■ **WHAT YOU HAVE TO DO**
Give back the full listing verbatim, apart from its images.

■ **DATA EXTRACT**
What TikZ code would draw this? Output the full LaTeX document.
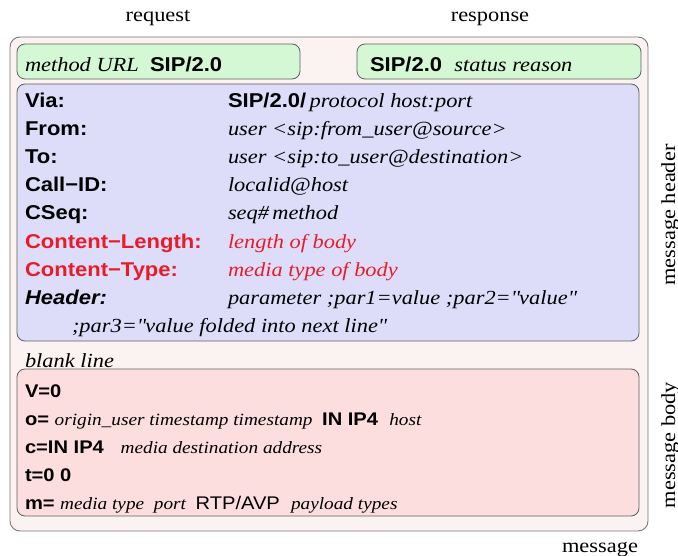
\documentclass[tikz,border=0pt]{standalone}
\usepackage{fontspec}
\setmainfont[FakeStretch=1.12]{Liberation Serif}
\setsansfont[FakeStretch=1.1]{Liberation Sans}
\definecolor{outerfill}{RGB}{250,243,241}
\definecolor{greenfill}{RGB}{212,247,212}
\definecolor{bluefill}{RGB}{221,221,250}
\definecolor{pinkfill}{RGB}{253,222,223}
\definecolor{hdrred}{RGB}{232,28,40}
\definecolor{edge}{RGB}{120,120,120}
\newcommand{\fsans}{\sffamily\mdseries\upshape\fontsize{20}{22}\selectfont}
\newcommand{\fbold}{\sffamily\bfseries\upshape\fontsize{20}{22}\selectfont}
\newcommand{\fital}{\rmfamily\mdseries\itshape\fontsize{20}{22}\selectfont}
% slightly smaller faces for the SDP body
\newcommand{\bsans}{\sffamily\mdseries\upshape\fontsize{18.3}{20}\selectfont}
\newcommand{\bbold}{\sffamily\bfseries\upshape\fontsize{18.3}{20}\selectfont}
\newcommand{\bital}{\rmfamily\mdseries\itshape\fontsize{17.2}{20}\selectfont}
\newcommand{\dq}{\textquotedbl}
\tikzset{
  msgbox/.style={draw=edge, fill=outerfill, rounded corners=10pt, line width=0.9pt},
  startbox/.style={draw=edge!80!black, fill=greenfill, rounded corners=8pt, line width=0.8pt},
  headbox/.style={draw=edge!80!black, fill=bluefill, rounded corners=8pt, line width=0.8pt},
  bodybox/.style={draw=edge!80!black, fill=pinkfill, rounded corners=8pt, line width=0.8pt},
  txt/.style={anchor=base west, inner sep=0pt, outer sep=0pt},
  side/.style={inner sep=0pt, font=\rmfamily\fontsize{20}{22}\selectfont},
}
\begin{document}
\begin{tikzpicture}[x=1pt,y=-1pt]
\useasboundingbox (0,0) rectangle (678,556);
% boxes
\draw[msgbox] (10,37) rectangle (648,531);
\draw[startbox] (17,44) rectangle (300,79);
\draw[startbox] (357,44) rectangle (641,79);
\draw[headbox] (17,84) rectangle (639,341);
\draw[bodybox] (17,369) rectangle (639,516);
% labels around the message
\node[side, anchor=base] (req) at (158,22) {request};
\node[side, anchor=base] (resp) at (490,22) {response};
\node[side, anchor=base] (msg) at (600,552) {message};
\node[side, rotate=90, anchor=base] (mh) at (675,215) {message header};
\node[side, rotate=90, anchor=base] (mb) at (675,445) {message body};
% start lines
\node[txt] (sl1) at (25,72) {\fital method URL\ \ \fbold SIP/2.0};
\node[txt] (sl2) at (370,72) {\fbold SIP/2.0\ \ \fital status reason};
% header fields
\node[txt] (h1) at (25,108) {\fbold Via:};
\node[txt] (v1) at (228,108) {\fbold SIP/2.0/\fital\,protocol host:port};
\node[txt] (h2) at (25,136) {\fbold From:};
\node[txt] (v2) at (228,136) {\fital user <sip:from\_user@source>};
\node[txt] (h3) at (25,164) {\fbold To:};
\node[txt] (v3) at (228,164) {\fital user <sip:to\_user@destination>};
\node[txt] (h4) at (25,192) {\fbold Call\textminus ID:};
\node[txt] (v4) at (228,192) {\fital localid@host};
\node[txt] (h5) at (25,220) {\fbold CSeq:};
\node[txt] (v5) at (228,220) {\fital seq\#\,method};
\node[txt, text=hdrred] (h6) at (25,249) {\fbold Content\textminus Length:};
\node[txt, text=hdrred] (v6) at (228,249) {\fital length of body};
\node[txt, text=hdrred] (h7) at (25,277) {\fbold Content\textminus Type:};
\node[txt, text=hdrred] (v7) at (228,277) {\fital media type of body};
\node[txt] (h8) at (25,305) {\fbold\itshape Header:};
\node[txt] (v8) at (228,305) {\fital parameter ;par1=value ;par2=\dq value\dq};
\node[txt] (v9) at (72,333) {\fital ;par3=\dq value folded into next line\dq};
% blank line
\node[txt] (bl) at (25,367) {\fital blank line};
% body lines
\node[txt] (b1) at (25,397) {\bbold V=0};
\node[txt] (b2) at (25,425) {\bbold o=\ \bital origin\_user timestamp timestamp\ \ \bbold IN IP4\ \ \bital host};
\node[txt] (b3) at (25,453) {\bbold c=IN IP4\ \ \ \bital media destination address};
\node[txt] (b4) at (25,481) {\bbold t=0 0};
\node[txt] (b5) at (25,509) {\bbold m=\ \bital media type\ \ port\ \ \bsans RTP/AVP\ \ \bital payload types};
\end{tikzpicture}
\end{document}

■ **ANSWER FOR THE TASK**
What TikZ code would draw this? Output the full LaTeX document.
\documentclass[tikz,border=0pt]{standalone}
\usepackage{fontspec}
\setmainfont[FakeStretch=1.12]{Liberation Serif}
\setsansfont[FakeStretch=1.1]{Liberation Sans}
\definecolor{outerfill}{RGB}{250,243,241}
\definecolor{greenfill}{RGB}{212,247,212}
\definecolor{bluefill}{RGB}{221,221,250}
\definecolor{pinkfill}{RGB}{253,222,223}
\definecolor{hdrred}{RGB}{232,28,40}
\definecolor{edge}{RGB}{120,120,120}
\newcommand{\fsans}{\sffamily\mdseries\upshape\fontsize{20}{22}\selectfont}
\newcommand{\fbold}{\sffamily\bfseries\upshape\fontsize{20}{22}\selectfont}
\newcommand{\fital}{\rmfamily\mdseries\itshape\fontsize{20}{22}\selectfont}
% slightly smaller faces for the SDP body
\newcommand{\bsans}{\sffamily\mdseries\upshape\fontsize{18.3}{20}\selectfont}
\newcommand{\bbold}{\sffamily\bfseries\upshape\fontsize{18.3}{20}\selectfont}
\newcommand{\bital}{\rmfamily\mdseries\itshape\fontsize{17.2}{20}\selectfont}
\newcommand{\dq}{\textquotedbl}
\tikzset{
  msgbox/.style={draw=edge, fill=outerfill, rounded corners=10pt, line width=0.9pt},
  startbox/.style={draw=edge!80!black, fill=greenfill, rounded corners=8pt, line width=0.8pt},
  headbox/.style={draw=edge!80!black, fill=bluefill, rounded corners=8pt, line width=0.8pt},
  bodybox/.style={draw=edge!80!black, fill=pinkfill, rounded corners=8pt, line width=0.8pt},
  txt/.style={anchor=base west, inner sep=0pt, outer sep=0pt},
  side/.style={inner sep=0pt, font=\rmfamily\fontsize{20}{22}\selectfont},
}
\begin{document}
\begin{tikzpicture}[x=1pt,y=-1pt]
\useasboundingbox (0,0) rectangle (678,556);
% boxes
\draw[msgbox] (10,37) rectangle (648,531);
\draw[startbox] (17,44) rectangle (300,79);
\draw[startbox] (357,44) rectangle (641,79);
\draw[headbox] (17,84) rectangle (639,341);
\draw[bodybox] (17,369) rectangle (639,516);
% labels around the message
\node[side, anchor=base] (req) at (158,22) {request};
\node[side, anchor=base] (resp) at (490,22) {response};
\node[side, anchor=base] (msg) at (600,552) {message};
\node[side, rotate=90, anchor=base] (mh) at (675,215) {message header};
\node[side, rotate=90, anchor=base] (mb) at (675,445) {message body};
% start lines
\node[txt] (sl1) at (25,72) {\fital method URL\ \ \fbold SIP/2.0};
\node[txt] (sl2) at (370,72) {\fbold SIP/2.0\ \ \fital status reason};
% header fields
\node[txt] (h1) at (25,108) {\fbold Via:};
\node[txt] (v1) at (228,108) {\fbold SIP/2.0/\fital\,protocol host:port};
\node[txt] (h2) at (25,136) {\fbold From:};
\node[txt] (v2) at (228,136) {\fital user <sip:from\_user@source>};
\node[txt] (h3) at (25,164) {\fbold To:};
\node[txt] (v3) at (228,164) {\fital user <sip:to\_user@destination>};
\node[txt] (h4) at (25,192) {\fbold Call\textminus ID:};
\node[txt] (v4) at (228,192) {\fital localid@host};
\node[txt] (h5) at (25,220) {\fbold CSeq:};
\node[txt] (v5) at (228,220) {\fital seq\#\,method};
\node[txt, text=hdrred] (h6) at (25,249) {\fbold Content\textminus Length:};
\node[txt, text=hdrred] (v6) at (228,249) {\fital length of body};
\node[txt, text=hdrred] (h7) at (25,277) {\fbold Content\textminus Type:};
\node[txt, text=hdrred] (v7) at (228,277) {\fital media type of body};
\node[txt] (h8) at (25,305) {\fbold\itshape Header:};
\node[txt] (v8) at (228,305) {\fital parameter ;par1=value ;par2=\dq value\dq};
\node[txt] (v9) at (72,333) {\fital ;par3=\dq value folded into next line\dq};
% blank line
\node[txt] (bl) at (25,367) {\fital blank line};
% body lines
\node[txt] (b1) at (25,397) {\bbold V=0};
\node[txt] (b2) at (25,425) {\bbold o=\ \bital origin\_user timestamp timestamp\ \ \bbold IN IP4\ \ \bital host};
\node[txt] (b3) at (25,453) {\bbold c=IN IP4\ \ \ \bital media destination address};
\node[txt] (b4) at (25,481) {\bbold t=0 0};
\node[txt] (b5) at (25,509) {\bbold m=\ \bital media type\ \ port\ \ \bsans RTP/AVP\ \ \bital payload types};
\end{tikzpicture}
\end{document}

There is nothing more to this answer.